* [Task to complete]:
Look for the string "with" in every line, and copy each line that has it.

* [Listing]:
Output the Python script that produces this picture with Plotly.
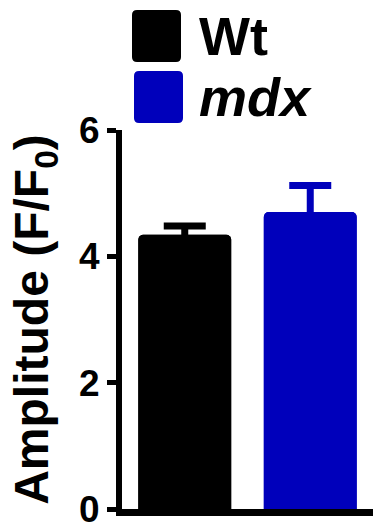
import plotly.graph_objects as go

groups = ["Wt", "mdx"]
means = [4.34, 4.70]
sems = [0.14, 0.42]
colors = ["#000000", "#0000BB"]
y_ticks = [0, 2, 4, 6]
y_title = "Amplitude (F/F<sub>0</sub>)"

W, H = 373, 531
ML, MR, MT, MB = 122, 0, 130, 22
pw, ph = W - ML - MR, H - MT - MB
FONT = "Liberation Sans"

fig = go.Figure()
# bars with symmetric error bars, then the same bars again on top to hide the lower half
for g, m, s, c in zip(groups, means, sems, colors):
    fig.add_trace(go.Bar(
        x=[g], y=[m], name=g, width=0.74,
        marker=dict(color=c, line=dict(width=0), cornerradius=5),
        error_y=dict(type="data", array=[s], color=c, thickness=7, width=21),
        showlegend=False, hoverinfo="skip",
    ))
for g, m, c in zip(groups, means, colors):
    fig.add_trace(go.Bar(
        x=[g], y=[m], name=g, width=0.74,
        marker=dict(color=c, line=dict(width=0), cornerradius=5),
        showlegend=False,
    ))

def px2paper(x, y):
    return (x - ML) / pw, (H - MB - y) / ph

def rrect(x0, y0, x1, y1, r=5):
    a0, b0 = px2paper(x0, y1)
    a1, b1 = px2paper(x1, y0)
    rx, ry = r / pw, r / ph
    return (f"M {a0+rx},{b0} L {a1-rx},{b0} Q {a1},{b0} {a1},{b0+ry} "
            f"L {a1},{b1-ry} Q {a1},{b1} {a1-rx},{b1} L {a0+rx},{b1} "
            f"Q {a0},{b1} {a0},{b1-ry} L {a0},{b0+ry} Q {a0},{b0} {a0+rx},{b0} Z")

leg_boxes = [(132, 10, 181, 62), (134, 71, 183, 123)]
for (x0, y0, x1, y1), g, c in zip(leg_boxes, groups, colors):
    fig.add_shape(type="path", path=rrect(x0, y0, x1, y1), xref="paper", yref="paper",
                  fillcolor=c, line=dict(width=0))
    tx, ty = px2paper(197, (y0 + y1) / 2)
    label = g if g == "Wt" else f"<i>{g}</i>"
    fig.add_annotation(x=tx, y=ty, xref="paper", yref="paper", text=label,
                       showarrow=False, xanchor="left", yanchor="middle",
                       font=dict(family=FONT, size=54, color="black", weight="bold"))

fig.update_layout(
    width=W, height=H, margin=dict(l=ML, r=MR, t=MT, b=MB, pad=0),
    paper_bgcolor="white", plot_bgcolor="white", barmode="overlay",
    font=dict(family=FONT, color="black"),
    showlegend=False,
)
fig.update_xaxes(showticklabels=False, ticks="", showline=True, linewidth=7,
                 linecolor="black", showgrid=False, zeroline=False)
fig.update_yaxes(range=[0, 6], tickvals=y_ticks, ticktext=[str(t) for t in y_ticks],
                 ticks="outside", ticklen=9, tickwidth=5, tickcolor="black",
                 showline=True, linewidth=6, linecolor="black", showgrid=False,
                 zeroline=False, automargin=False,
                 tickfont=dict(family=FONT, size=37, color="black", weight="bold"),
                 title=dict(text=y_title, standoff=17,
                            font=dict(family=FONT, size=48, color="black", weight="bold")))
fig.write_html("out.html", config={"displayModeBar": False},
               post_script="document.body.style.margin='0';document.body.style.overflow='hidden';")
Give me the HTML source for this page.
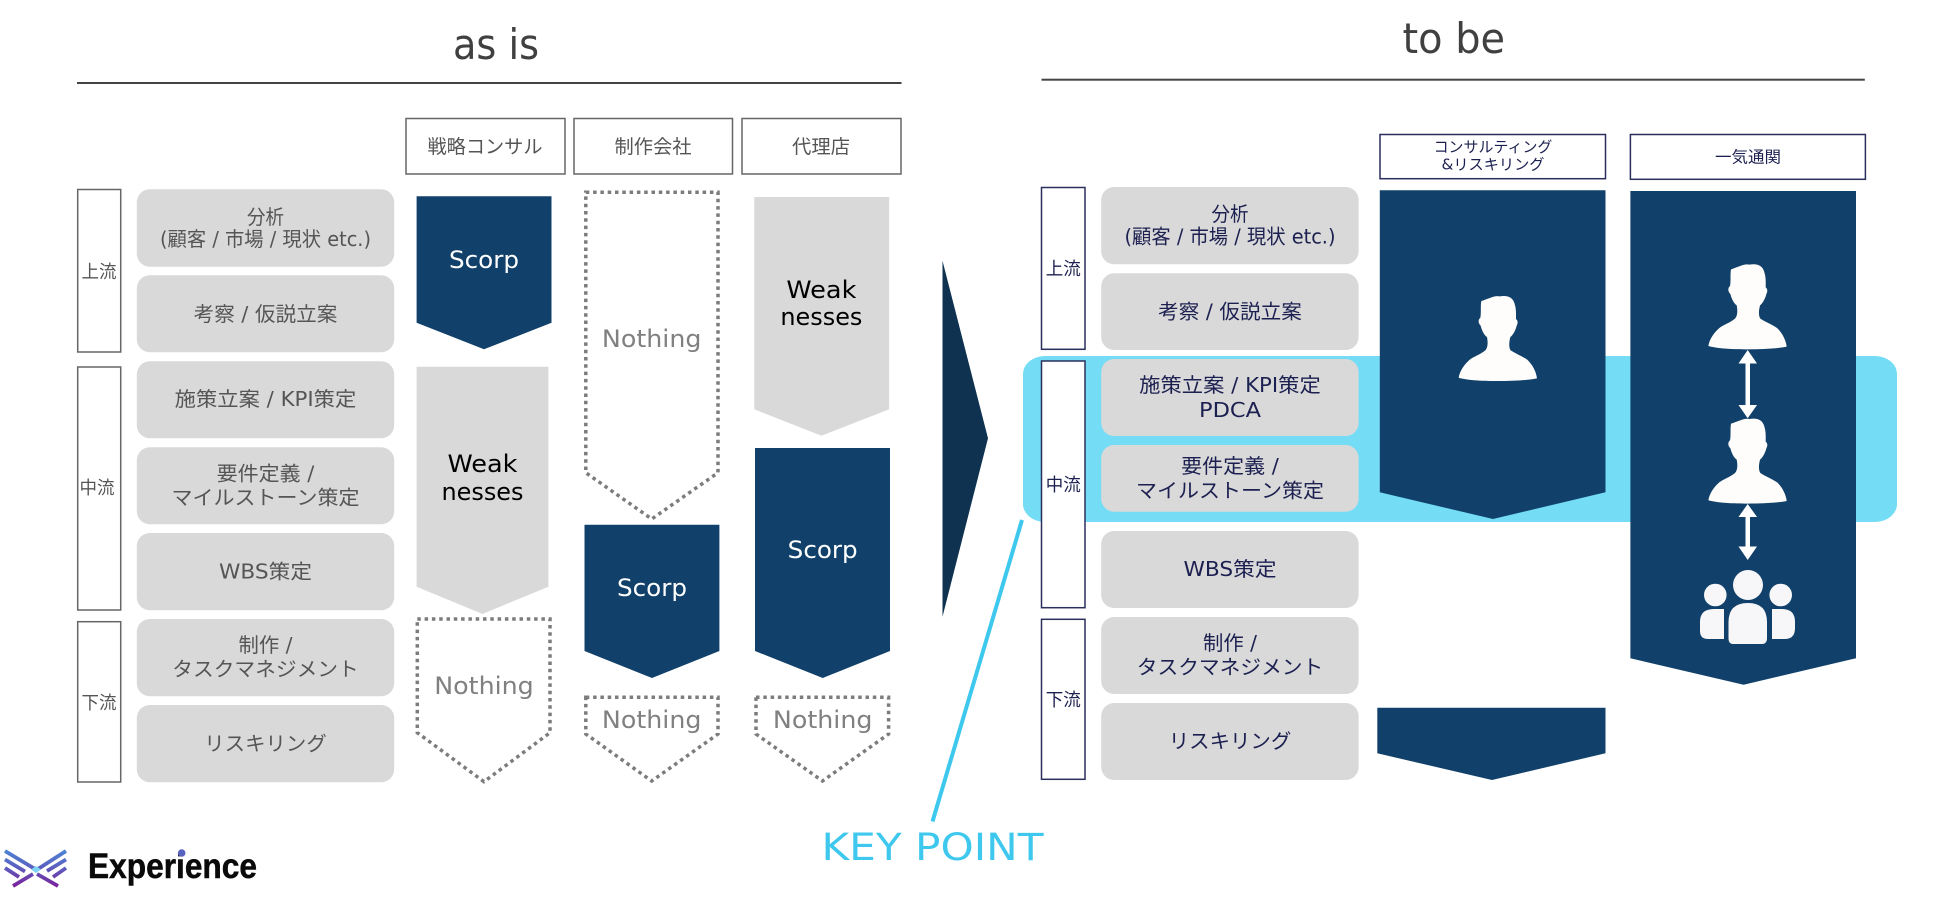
<!DOCTYPE html>
<html lang="ja"><head><meta charset="utf-8"><title>as is / to be</title>
<style>
html,body{margin:0;padding:0;background:#fff;width:1950px;height:905px;overflow:hidden}
svg{display:block}
text{font-family:"DejaVu Sans","Noto Sans CJK JP",sans-serif;text-anchor:middle}
.cj{font-size:20px;font-weight:400}
.l{fill:#555}
.r{fill:#1c2050}
.d{fill:none;stroke:#7c7c7c;stroke-width:3.500;stroke-dasharray:3.500 3.800}
.m{font-size:24px}
.p{fill:#fffdfb}
</style></head><body>
<svg xmlns="http://www.w3.org/2000/svg" width="1950" height="905" viewBox="0 0 1950 905">
<defs>
<linearGradient id="lg" gradientUnits="userSpaceOnUse" x1="0" y1="849" x2="0" y2="887"><stop offset="0" stop-color="#4a86d6"/><stop offset=".45" stop-color="#5a62c0"/><stop offset="1" stop-color="#7a1f9a"/></linearGradient>
<path id="person" d="M-50 16 C-30 10 -10 -2 5 2 C30 -2 45 5 50 25 C55 40 54 55 54 70 C60 75 60 82 56 90 C52 105 45 118 37 124 C33 140 32 155 38 164 C55 175 75 183 88 192 C105 208 115 230 117 248 C90 254 40 256 0 256 C-40 256 -92 254 -118 246 C-115 225 -100 205 -85 192 C-72 182 -52 176 -38 164 C-30 155 -30 140 -33 124 C-42 118 -48 105 -52 90 C-60 82 -60 72 -53 66 C-50 50 -53 30 -50 16Z"/>
</defs>

<!-- AS IS -->
<text x="496" y="59" font-size="42" fill="#404040" textLength="86" lengthAdjust="spacingAndGlyphs">as is</text>
<rect x="77" y="82" width="824.500" height="2" fill="#444"/>
<g fill="#fff" stroke="#666" stroke-width="1.500">
<rect x="406" y="118.500" width="159" height="55.500"/>
<rect x="574" y="118.500" width="158.500" height="55.500"/>
<rect x="742" y="118.500" width="159" height="55.500"/>
<rect x="77.700" y="189.500" width="43" height="162.500"/>
<rect x="77.700" y="367" width="43" height="243"/>
<rect x="77.700" y="621.700" width="43" height="160.300"/>
</g>
<g class="cj l">
<text x="485" y="153" textLength="115" lengthAdjust="spacingAndGlyphs" font-size="19">戦略コンサル</text>
<text x="653" y="153" textLength="77" lengthAdjust="spacingAndGlyphs" font-size="19">制作会社</text>
<text x="821" y="153" textLength="58" lengthAdjust="spacingAndGlyphs" font-size="19">代理店</text>
<text x="99" y="278" textLength="35" lengthAdjust="spacingAndGlyphs" font-size="18">上流</text>
<text x="97" y="494" textLength="35" lengthAdjust="spacingAndGlyphs" font-size="18">中流</text>
<text x="99" y="709" textLength="35" lengthAdjust="spacingAndGlyphs" font-size="18">下流</text>
</g>
<g fill="#d9d9d9">
<rect x="136.800" y="189.300" width="257.400" height="77.400" rx="13"/>
<rect x="136.800" y="275.300" width="257.400" height="77" rx="13"/>
<rect x="136.800" y="361.300" width="257.400" height="77" rx="13"/>
<rect x="136.800" y="447.300" width="257.400" height="77" rx="13"/>
<rect x="136.800" y="533" width="257.400" height="77.300" rx="13"/>
<rect x="136.800" y="619" width="257.400" height="77.300" rx="13"/>
<rect x="136.800" y="705" width="257.400" height="77.300" rx="13"/>
</g>
<g class="cj l">
<text x="265.500" y="224" textLength="37" lengthAdjust="spacingAndGlyphs">分析</text>
<text x="265.500" y="246" textLength="211" lengthAdjust="spacingAndGlyphs">(顧客 / 市場 / 現状 etc.)</text>
<text x="265.500" y="321" textLength="143.600" lengthAdjust="spacingAndGlyphs">考察 / 仮説立案</text>
<text x="265.500" y="406" textLength="181.600" lengthAdjust="spacingAndGlyphs">施策立案 / KPI策定</text>
<text x="265.500" y="480.500" textLength="97.600" lengthAdjust="spacingAndGlyphs">要件定義 /</text>
<text x="265.500" y="504.500" textLength="188" lengthAdjust="spacingAndGlyphs">マイルストーン策定</text>
<text x="265.500" y="578.500" textLength="93" lengthAdjust="spacingAndGlyphs">WBS策定</text>
<text x="265.500" y="652" textLength="54" lengthAdjust="spacingAndGlyphs">制作 /</text>
<text x="265.500" y="676" textLength="186.500" lengthAdjust="spacingAndGlyphs">タスクマネジメント</text>
<text x="265.500" y="750.500" textLength="122.500" lengthAdjust="spacingAndGlyphs">リスキリング</text>
</g>

<!-- as-is chevrons -->
<polygon points="416.600,196.300 551.500,196.300 551.500,322.700 484,349.300 416.600,322.700" fill="#11416a"/>
<polygon points="416.600,366.700 548.400,366.700 548.400,586.700 482.500,614 416.600,586.700" fill="#d9d9d9"/>
<polygon class="d" points="417.300,619 550,619 550,732.700 484,781.700 417.300,732.700"/>
<polygon class="d" points="585.800,192.300 718,192.300 718,472.700 651.700,519 585.800,472.700"/>
<polygon points="584.500,524.700 719.400,524.700 719.400,651 652,678 584.500,651" fill="#11416a"/>
<polygon class="d" points="585.800,697.300 718,697.300 718,734 651.700,781 585.800,734"/>
<polygon points="754.300,197 889.200,197 889.200,409.300 821.400,435.700 754.300,409.300" fill="#d9d9d9"/>
<polygon points="755,448 890,448 890,651 822.700,678 755,651" fill="#11416a"/>
<polygon class="d" points="756,697.300 888.600,697.300 888.600,734 822.500,781 756,734"/>
<g class="m">
<text x="484" y="268" fill="#fff" textLength="70" lengthAdjust="spacingAndGlyphs">Scorp</text>
<text x="482.500" y="472" fill="#000" textLength="70" lengthAdjust="spacingAndGlyphs">Weak</text>
<text x="482.500" y="500" fill="#000" textLength="82" lengthAdjust="spacingAndGlyphs">nesses</text>
<text x="484" y="694" fill="#808080" textLength="99.500" lengthAdjust="spacingAndGlyphs">Nothing</text>
<text x="651.700" y="347" fill="#808080" textLength="99.500" lengthAdjust="spacingAndGlyphs">Nothing</text>
<text x="652" y="596" fill="#fff" textLength="70" lengthAdjust="spacingAndGlyphs">Scorp</text>
<text x="651.700" y="728" fill="#808080" textLength="99.500" lengthAdjust="spacingAndGlyphs">Nothing</text>
<text x="821.400" y="298" fill="#000" textLength="70" lengthAdjust="spacingAndGlyphs">Weak</text>
<text x="821.400" y="325" fill="#000" textLength="82" lengthAdjust="spacingAndGlyphs">nesses</text>
<text x="822.700" y="558" fill="#fff" textLength="70" lengthAdjust="spacingAndGlyphs">Scorp</text>
<text x="822.700" y="728" fill="#808080" textLength="99.500" lengthAdjust="spacingAndGlyphs">Nothing</text>
</g>

<!-- Center arrow -->
<polygon points="942.500,260.700 988,438.300 942.500,616.700" fill="#0e324f"/>

<!-- Key point -->
<line x1="1022" y1="520" x2="932.500" y2="821.500" stroke="#3ec8ee" stroke-width="4"/>
<text x="932.500" y="860" font-size="37" fill="#3ec8ee" textLength="222" lengthAdjust="spacingAndGlyphs" style="font-weight:400">KEY POINT</text>

<!-- TO BE -->
<text x="1453.800" y="53" font-size="42" fill="#404040" textLength="102.600" lengthAdjust="spacingAndGlyphs">to be</text>
<rect x="1041.500" y="78.700" width="823.300" height="2" fill="#444"/>
<rect x="1023" y="356" width="874" height="166" rx="22" ry="18" fill="#74dcf5"/>

<g fill="#fff" stroke="#2a2f5e" stroke-width="1.500">
<rect x="1380" y="134.500" width="225.500" height="44.200"/>
<rect x="1630.400" y="134.500" width="235" height="44.800"/>
<rect x="1041.500" y="187.500" width="43.500" height="161.800"/>
<rect x="1041.500" y="361" width="43.500" height="246.700"/>
<rect x="1041.500" y="619.300" width="43.500" height="160"/>
</g>
<g class="cj r">
<text x="1493" y="152" font-size="15" textLength="118.800" lengthAdjust="spacingAndGlyphs">コンサルティング</text>
<text x="1493" y="169.500" font-size="15" textLength="103" lengthAdjust="spacingAndGlyphs">&amp;リスキリング</text>
<text x="1748" y="162.500" font-size="16" textLength="66" lengthAdjust="spacingAndGlyphs">一気通関</text>
<text x="1063.300" y="275" font-size="18" textLength="35" lengthAdjust="spacingAndGlyphs">上流</text>
<text x="1063.300" y="491" font-size="18" textLength="35" lengthAdjust="spacingAndGlyphs">中流</text>
<text x="1063.300" y="706" font-size="18" textLength="35" lengthAdjust="spacingAndGlyphs">下流</text>
</g>
<g fill="#d9d9d9">
<rect x="1101.200" y="187" width="257.400" height="77.300" rx="13"/>
<rect x="1101.200" y="273.300" width="257.400" height="76.700" rx="13"/>
<rect x="1101.200" y="359" width="257.400" height="77" rx="13"/>
<rect x="1101.200" y="445" width="257.400" height="66.700" rx="13"/>
<rect x="1101.200" y="531" width="257.400" height="77" rx="13"/>
<rect x="1101.200" y="617" width="257.400" height="77" rx="13"/>
<rect x="1101.200" y="703" width="257.400" height="77" rx="13"/>
</g>
<g class="cj r">
<text x="1230" y="221" textLength="37" lengthAdjust="spacingAndGlyphs">分析</text>
<text x="1230" y="243.500" textLength="211" lengthAdjust="spacingAndGlyphs">(顧客 / 市場 / 現状 etc.)</text>
<text x="1230" y="318.500" textLength="143.600" lengthAdjust="spacingAndGlyphs">考察 / 仮説立案</text>
<text x="1230" y="392" textLength="181.600" lengthAdjust="spacingAndGlyphs">施策立案 / KPI策定</text>
<text x="1230" y="417" textLength="62" lengthAdjust="spacingAndGlyphs">PDCA</text>
<text x="1230" y="473" textLength="97.600" lengthAdjust="spacingAndGlyphs">要件定義 /</text>
<text x="1230" y="497.500" textLength="188" lengthAdjust="spacingAndGlyphs">マイルストーン策定</text>
<text x="1230" y="576" textLength="93" lengthAdjust="spacingAndGlyphs">WBS策定</text>
<text x="1230" y="650" textLength="54" lengthAdjust="spacingAndGlyphs">制作 /</text>
<text x="1230" y="674" textLength="186.500" lengthAdjust="spacingAndGlyphs">タスクマネジメント</text>
<text x="1230" y="748" textLength="122.500" lengthAdjust="spacingAndGlyphs">リスキリング</text>
</g>

<polygon points="1379.800,190.300 1605.500,190.300 1605.500,492.300 1493,519 1379.800,492.300" fill="#11416a"/>
<polygon points="1630.400,191 1856,191 1856,658.300 1743.600,684.700 1630.400,658.300" fill="#11416a"/>
<polygon points="1377.300,707.700 1605.500,707.700 1605.500,753.300 1492,780 1377.300,753.300" fill="#11416a"/>

<!-- persons -->
<use href="#person" class="p" transform="translate(1498,295.700) scale(.3333)"/>
<use href="#person" class="p" transform="translate(1747.700,264) scale(.3333)"/>
<use href="#person" class="p" transform="translate(1747.700,418.300) scale(.3333)"/>

<!-- arrows -->
<g fill="#fff">
<rect x="1745.500" y="360" width="4.500" height="48"/>
<polygon points="1747.700,350 1757,363.500 1738.500,363.500"/>
<polygon points="1747.700,418.300 1757,405 1738.500,405"/>
<rect x="1745.500" y="514" width="4.500" height="36"/>
<polygon points="1747.700,504 1757,517 1738.500,517"/>
<polygon points="1747.700,560 1757,546.500 1738.500,546.500"/>
</g>

<!-- group -->
<g fill="#f7f7f9">
<circle cx="1748" cy="585" r="15"/>
<circle cx="1715.300" cy="595" r="11.300"/>
<circle cx="1780.700" cy="595" r="11.300"/>
<path d="M1728.500 638 V622 Q1728.500 603 1748 603 Q1767 603 1767 622 V638 Q1767 644 1762 644 H1733 Q1728.500 644 1728.500 638Z"/>
<path d="M1724 609 H1714 Q1700 609 1700 622 V631 Q1700 639 1708 639 H1724Z"/>
<path d="M1772 609 H1782 Q1795 609 1795 622 V628 Q1795 639 1785 639 H1772Z"/>
</g>

<!-- logo -->
<g fill="none" stroke="url(#lg)" stroke-width="3.800">
<path d="M5 851 L35 869 M5 859.500 L25 871.500 M5 868 L19 877 M13 886 L33 874"/>
<path d="M66 851 L38 869 M66 859.500 L47 871 M66 868 L53 877 M58 886 L37 874"/>
</g>
<polygon points="36,866 41,869.500 36,873 31,869.500" fill="#7fd3f5"/>
<text x="172.500" y="878" font-size="35" fill="#0a0a0a" stroke="#0a0a0a" stroke-width=".5" textLength="169" lengthAdjust="spacingAndGlyphs" style="font-family:'Liberation Sans',sans-serif;font-weight:700">Experience</text>
<circle cx="181.700" cy="853" r="3.800" fill="#5a62c0"/>
</svg>
</body></html>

* [Reply to the exercise]:
Output the Python script that produces this picture with Plotly.
# bars with symmetric error bars, then the same bars again on top to hide the lower half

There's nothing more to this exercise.